There are many ways to sell goods these days. Some small business owners lease shop space to sell merchandise, while other sellers have taken to the internet. But have you heard of pawning? Pawning is similar to selling, but they are not the same thing. You would have to visit a pawn shop and see the process in action to fully understand how it all works, but we’ll walk you through some of the basics below. So, what is the difference between selling items and getting pawn loans in Norwich, CT? Read on to find out!
When you sell an item, you won’t be getting it back. You, the seller, are letting it go to a buyer in exchange for money. An easy way to understand it is that selling has no strings attached, unless there’s a warranty attached to the item. Someone who is selling goods in a new or used shop, at a fair booth or online has asking prices for items. Once money is exchanged and an item is sold, the ownership rights to that item are no longer the seller’s. It’s now the customer’s item, and they can do with it whatever it is they want to.

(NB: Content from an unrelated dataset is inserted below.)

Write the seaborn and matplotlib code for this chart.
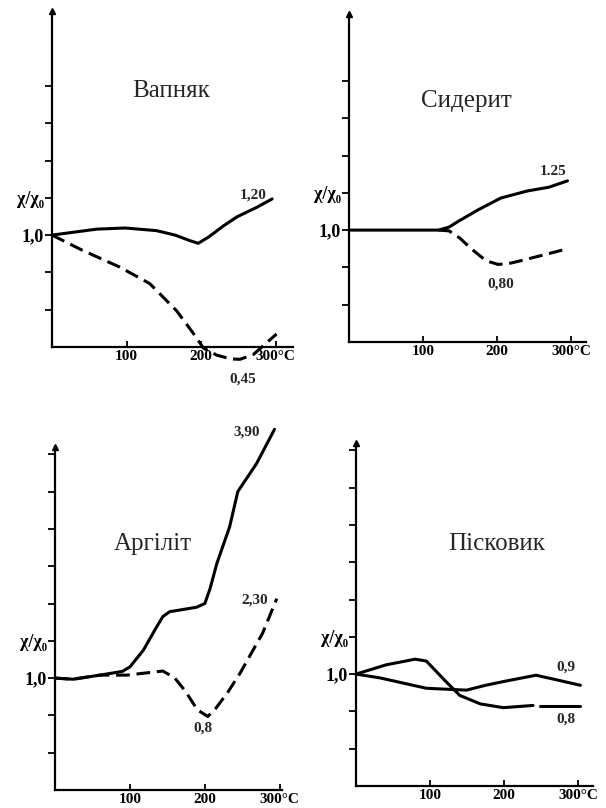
import numpy as np
import pandas as pd
import matplotlib
matplotlib.use("Agg")
import matplotlib.pyplot as plt
import seaborn as sns

sns.set_theme(style="white")
plt.rcParams['font.family'] = ['Liberation Serif', 'DejaVu Serif']

# ---------------- data (relative χ/χ0 scale) ----------------
# Вапняк
vap_solid_t = [0, 30, 60, 98, 140, 165, 185, 196, 210, 230, 248, 275, 295]
vap_solid_y = [1.0, 1.008, 1.016, 1.019, 1.012, 1.0, 0.985, 0.978, 0.995, 1.025, 1.049, 1.075, 1.097]
vap_dash_t = [0, 40, 91, 131, 167, 190, 203, 221, 240, 252, 270, 301]
vap_dash_y = [1.0, 0.96, 0.914, 0.87, 0.797, 0.735, 0.697, 0.678, 0.668, 0.667, 0.68, 0.735]

# Сидерит
sid_solid_t = [0, 60, 121, 135, 148, 175, 205, 241, 270, 295]
sid_solid_y = [1.0, 1.0, 1.0, 1.008, 1.024, 1.055, 1.086, 1.105, 1.115, 1.132]
sid_dash_t = [121, 135, 150, 165, 185, 201, 215, 228, 260, 295]
sid_dash_y = [1.0, 0.998, 0.978, 0.95, 0.918, 0.908, 0.91, 0.916, 0.932, 0.95]

# Аргіліт
arg_solid_t = [0, 24, 60, 90, 100, 118, 135, 144, 153, 189, 200, 207, 216, 233, 244, 269, 293]
arg_solid_y = [1.0, 0.997, 1.008, 1.018, 1.03, 1.075, 1.135, 1.165, 1.178, 1.19, 1.20, 1.24, 1.307, 1.405, 1.50, 1.575, 1.667]
arg_dash_t = [0, 24, 60, 96, 144, 160, 174, 190, 204, 215, 230, 247, 277, 296]
arg_dash_y = [1.0, 0.997, 1.008, 1.008, 1.019, 1.0, 0.965, 0.915, 0.897, 0.92, 0.96, 1.013, 1.12, 1.213]

# Пісковик
pis_a_t = [0, 41, 80, 95, 118, 140, 168, 199, 239, 249, 303]
pis_a_y = [1.0, 1.025, 1.04, 1.035, 0.987, 0.943, 0.92, 0.91, 0.916, 0.915, 0.915]
pis_a_seg = [0, 0, 0, 0, 0, 0, 0, 0, 0, 1, 1]
pis_b_t = [0, 32, 95, 149, 175, 199, 243, 270, 303]
pis_b_y = [1.0, 0.99, 0.962, 0.957, 0.97, 0.98, 0.997, 0.985, 0.97]

titles = ["Вапняк", "Сидерит", "Аргіліт", "Пісковик"]
x_ticks = [100, 200, 300]
x_ticklabels = ["100", "200", "300°C"]
y_label_ticks = [1.0, 1.1]
y_label_texts = ["1,0", "χ/χ₀"]

end_labels = {
    0: [("1,20", 270, 1.108), ("0,45", 255, 0.615)],
    1: [("1.25", 275, 1.158), ("0,80", 205, 0.855)],
    2: [("3,90", 256, 1.66), ("2,30", 267, 1.21), ("0,8", 198, 0.865)],
    3: [("0,9", 283, 1.02), ("0,8", 283, 0.88)],
}

# ---------------- figure ----------------
W, H = 606, 808
fig = plt.figure(figsize=(W / 100, H / 100), dpi=100)
PX = 373.0  # pixels per 1.0 unit in y


def make_ax(x0, xend_px, ybase, ytop, xmax):
    left = x0 / W
    width = (xend_px - x0) / W
    height = (ytop - 0.7) * PX / H
    bottom = (H - ybase) / H
    ax = fig.add_axes([left, bottom, width, height])
    ax.set_xlim(0, xmax)
    ax.set_ylim(0.7, ytop)
    return ax


# (y-axis x px, x-axis end px, baseline px, ylim top, xlim max)
specs = [
    (52, 293, 347, 1.60, 323),
    (349, 586, 342, 1.58, 320),
    (55, 282, 790, 1.62, 303),
    (356, 593, 786, 1.62, 320),
]
axes = [make_ax(*s) for s in specs]

lw = 2.2
dash = (0, (4.5, 2.2))

def draw(ax, t, y, dashed=False, units=None):
    df = pd.DataFrame({"t": t, "y": y})
    kw = dict(color="black", lw=lw, ax=ax, legend=False, clip_on=False)
    if dashed:
        kw["linestyle"] = dash
    if units is not None:
        df["u"] = units
        sns.lineplot(data=df, x="t", y="y", units="u", estimator=None, **kw)
    else:
        sns.lineplot(data=df, x="t", y="y", estimator=None, **kw)

draw(axes[0], vap_solid_t, vap_solid_y)
draw(axes[0], vap_dash_t, vap_dash_y, dashed=True)
draw(axes[1], sid_solid_t, sid_solid_y)
draw(axes[1], sid_dash_t, sid_dash_y, dashed=True)
draw(axes[2], arg_solid_t, arg_solid_y)
draw(axes[2], arg_dash_t, arg_dash_y, dashed=True)
draw(axes[3], pis_a_t, pis_a_y, units=pis_a_seg)
draw(axes[3], pis_b_t, pis_b_y)

title_pos = [(160, 1.385), (158, 1.345), (130, 1.36), (190, 1.35)]

for i, ax in enumerate(axes):
    ytop = ax.get_ylim()[1]
    for s in ["top", "right"]:
        ax.spines[s].set_visible(False)
    for s in ["left", "bottom"]:
        ax.spines[s].set_linewidth(1.6)
        ax.spines[s].set_color("black")
    ax.set_xlabel("")
    ax.set_ylabel("")
    ax.set_xticks(x_ticks)
    ax.set_xticklabels(x_ticklabels, fontsize=11, fontweight="bold")
    top_tick = 1.4 if i < 2 else 1.6
    yt = list(np.round(np.arange(0.8, top_tick + 0.001, 0.1), 2))
    ax.set_yticks(yt)
    ax.set_yticklabels([
        y_label_texts[y_label_ticks.index(v)] if v in y_label_ticks else "" for v in yt
    ], fontsize=13, fontweight="bold")
    ax.tick_params(axis="y", left=True, direction="out", length=5, width=1.3,
                   colors="black", pad=1)
    ax.tick_params(axis="x", bottom=True, direction="in", length=4, width=1.3,
                   colors="black", pad=2)
    # arrow head on top of y axis
    ax.plot([0], [ytop], marker="^", color="black", markersize=5, clip_on=False)
    ax.set_title("")
    ax.text(title_pos[i][0], title_pos[i][1], titles[i], fontsize=18,
            ha="center", va="center")
    for txt, xx, yy in end_labels[i]:
        ax.text(xx, yy, txt, fontsize=11, fontweight="bold", ha="center", va="center")
    ax.set_facecolor("white")
    ax.grid(False)

fig.savefig("out.png", dpi=100, facecolor="white")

Another way to look at selling is that it’s usually a permanent transaction, which is fine because you’re likely only selling things you never intended to keep. Let’s say you accidentally sold something you meant to keep. When it comes to selling, the only way to get an item back is to offer to buy it back from the customer—and they’re not likely to agree to do so.
Pawning an item
When you walk into a pawn shop, you are there to either buy, sell or pawn items. If you want to pawn something, here’s what you need to know:
- Pawning is basically a loan on collateral: A pawnbroker agrees to take your item, then loans you money. The most common valuables that get pawned include jewelry, power tools, electronics, antiques and musical instruments. Sometimes a broker will accept a variety of collectibles, or even vehicles.
- Pawning an item is not selling it: Pawning means you are borrowing money against the item, and the amount you’ll get for it won’t be market value—the pawn loan is typically for way less.
- Pawn loans have time limits: You generally have between 60 and 90 days to repay the loan, including interest and fees, and get your item back. During that time period, the pawn shop holds onto your item. Shops may extend your loan period, but more interest and storage fees will apply. Pay the loan in full to get your item back from the pawnbroker.
- Leave it or reclaim it: If you don’t pay the loan back in time or you never come back to reclaim your item, you forfeit it. The pawnbroker now legally owns your item and can sell it in their shop for any price they want, and to whomever is interested.